When focused on his beginnings and the music, the doc soars. We learn how Mr. Stone, born Sylvester Stewart in Texas in 1943, grew up in the San Francisco Bay area, excelling in music programs at school and participating in church bands and gospel choirs. Later in the early 1960s, he hosted a radio show that reflected the city’s diversity and experimentation in its playlists. Soon he becomes a songwriter himself as well as a producer, with Grace Slick appearing to discuss how he produced the original version of “Somebody to Love.”
In 1966, he and saxophonist Jerry Martini formed what was to become the iconic band, with Mr. Stone’s brother and sister, guitarist Freddie Stone and keyboardist Rose Stone, on board, as well as trumpeter Cynthia Robinson, drummer Greg Errico, and bassist Larry Graham. Sly and the Family Stone’s mix of Black and white musicians and women and men not only felt new but radical, particularly considering the social turmoil of the 1960s.
The utopian inclusiveness of hit songs like “Dance to the Music” and “Everyday People” — appealing to Black and white audiences alike — contrasted with the civil rights protests, assassinations, and police brutality of the time. Yet Sly also wrote songs with a more political bent; Nile Rodgers explains how in his youth, when he was a member of a Manhattan branch of the Black Panthers, the band’s song “Stand!” meant for him allegiance with the movement.
Some of the doc’s best moments occur when Jimmy Jam, half of a pioneering writing/producing team with Terry Lewis, discusses Mr.
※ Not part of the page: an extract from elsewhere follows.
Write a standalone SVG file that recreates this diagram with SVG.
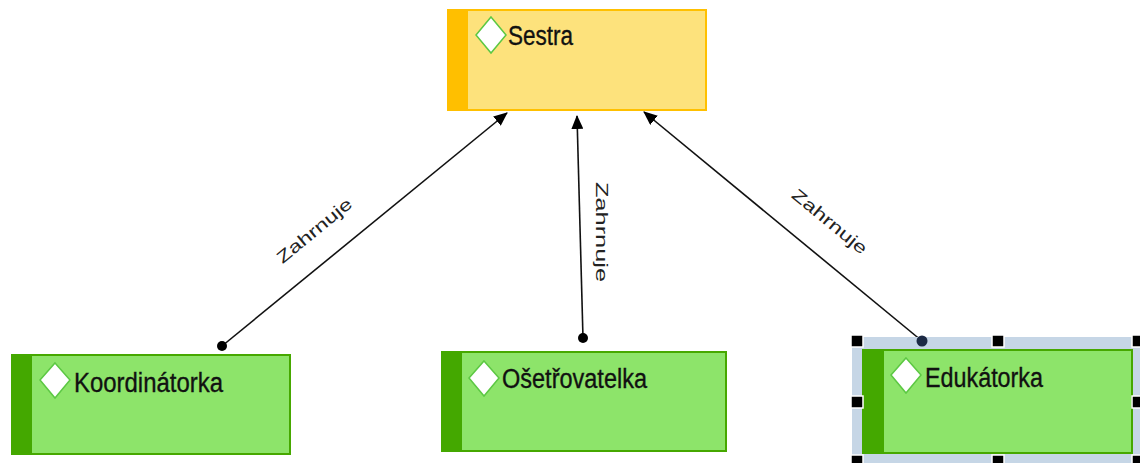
<svg xmlns="http://www.w3.org/2000/svg" width="1140" height="463" viewBox="0 0 1140 463">
<style>
.lbl{font-family:"Liberation Sans",Arial,sans-serif;font-size:27px;fill:#111;stroke:#111;stroke-width:0.35;}
.clbl{font-family:"Liberation Sans",Arial,sans-serif;font-size:17px;fill:#222;}
.y{fill:#fde27c;stroke:#ffc000;stroke-width:2;}
.ys{fill:#ffbf00;}
.g{fill:#8de46a;stroke:#46a800;stroke-width:2;}
.gs{fill:#44a800;}
.dia{fill:#fff;stroke:#5cc843;stroke-width:1.5;}
.con{stroke:#111;stroke-width:1.6;fill:none;}
.h{fill:#000;stroke:#fff;stroke-width:1.5;}
</style>
<defs>
<marker id="arr" markerWidth="14" markerHeight="12" refX="13" refY="6" orient="auto" markerUnits="userSpaceOnUse">
<path d="M0,0 L14,6 L0,12 Z" fill="#000"/>
</marker>
</defs>
<rect width="1140" height="463" fill="#fff"/>
<g id="connectors">
<line class="con" x1="222" y1="346" x2="507" y2="113" marker-end="url(#arr)"/>
<circle cx="222" cy="346" r="5" fill="#000"/>
<text class="clbl" transform="translate(318,235) rotate(-39.3)" text-anchor="middle" textLength="92" lengthAdjust="spacingAndGlyphs">Zahrnuje</text>
<line class="con" x1="583" y1="338" x2="577" y2="116" marker-end="url(#arr)"/>
<circle cx="583" cy="338" r="5" fill="#000"/>
<text class="clbl" transform="translate(596,232) rotate(90)" text-anchor="middle" textLength="100" lengthAdjust="spacingAndGlyphs">Zahrnuje</text>
<line class="con" x1="922" y1="341" x2="644" y2="112" marker-end="url(#arr)"/>
<text class="clbl" transform="translate(826,226) rotate(39.5)" text-anchor="middle" textLength="92" lengthAdjust="spacingAndGlyphs">Zahrnuje</text>
</g>
<g id="sestra">
<rect class="y" x="448" y="10" width="258" height="100"/>
<rect class="ys" x="447" y="9" width="21" height="102"/>
<path class="dia" d="M491,17 L506,35 L491,53 L476,35 Z"/>
<text class="lbl" x="508" y="45" textLength="65" lengthAdjust="spacingAndGlyphs">Sestra</text>
</g>
<g id="koordinatorka">
<rect class="g" x="12" y="355" width="278" height="99"/>
<rect class="gs" x="11" y="354" width="21" height="101"/>
<path class="dia" d="M55,363 L70,380 L55,398 L40,380 Z"/>
<text class="lbl" x="74" y="392" textLength="149" lengthAdjust="spacingAndGlyphs">Koordinátorka</text>
</g>
<g id="osetrovatelka">
<rect class="g" x="442" y="352" width="284" height="99"/>
<rect class="gs" x="441" y="351" width="21" height="101"/>
<path class="dia" d="M484,361 L499,378 L484,396 L469,378 Z"/>
<text class="lbl" x="502" y="388" textLength="145" lengthAdjust="spacingAndGlyphs">Ošetřovatelka</text>
</g>
<g id="edukatorka">
<rect x="852" y="337" width="290" height="128" fill="#c6d6e6"/>
<rect class="g" x="863" y="350" width="269" height="103"/>
<rect class="gs" x="862" y="349" width="22" height="105"/>
<path class="dia" d="M906,358 L921,375 L906,393 L891,375 Z"/>
<text class="lbl" x="925" y="387" textLength="118" lengthAdjust="spacingAndGlyphs">Edukátorka</text>
<rect class="h" x="851" y="335" width="12" height="12"/>
<rect class="h" x="992" y="335" width="12" height="12"/>
<rect class="h" x="1132" y="335" width="12" height="12"/>
<rect class="h" x="851" y="396" width="12" height="12"/>
<rect class="h" x="1132" y="396" width="12" height="12"/>
<rect class="h" x="851" y="455" width="12" height="12"/>
<rect class="h" x="992" y="455" width="12" height="12"/>
<rect class="h" x="1132" y="455" width="12" height="12"/>
</g>
<circle cx="922" cy="341" r="5.5" fill="#1c2a44"/>
</svg>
Stone’s songcraft. His casual yet keen remarks about “Stand!” and the smash “Thank You (Falettinme Be Mice Elf Agin),” which the duo would go on to sample in Janet Jackson’s “Rhythm Nation,” provide a chance to explore the songs for their musicality and not just for their lyrics or contextual meanings. Listening to the song and seeing it performed, “Thank You” still sounds revolutionary all these years later, with many considering it to be the first funk song ever.
After the band plays Woodstock, arguably the peak of its career, the documentary begins to chart Mr. Stone’s descent into drug addiction and the band’s dissolution. Mr. Stone himself declares that it was “too big” and “too much all at once.”
When “There’s A Riot Goin’ On” comes out in 1971, the album echoes the disillusionment with ’60s idealism felt by many, as well as the personal pressures of stardom. While it contained “Family Affair,” the band’s third no. 1 song, the muddy-sounding record was rejected by some critics. This leads the film’s director to make a comparison between Mr. Stone and David Bowie and the specious observation that the latter could change personas but the former could not — without taking into account the empirical differences, beyond their respective races, in the careers of the two artists.
From the mid-’70s on, Mr. Stone’s story plays like a standard cautionary tale of rock music excess and dissipation. Mr. Thompson and his commentators consider self-sabotage and the idea of Black guilt regarding success, and while these theories may be relevant to other artists, they never seem to fully apply to what we see and hear of Mr. Stone’s experience. The portrayal of the icon as both a martyr to “Black genius” and an exuberant innovator ultimately feels tonally dissonant, both distinguishing and muddling what could have been a masterful documentary.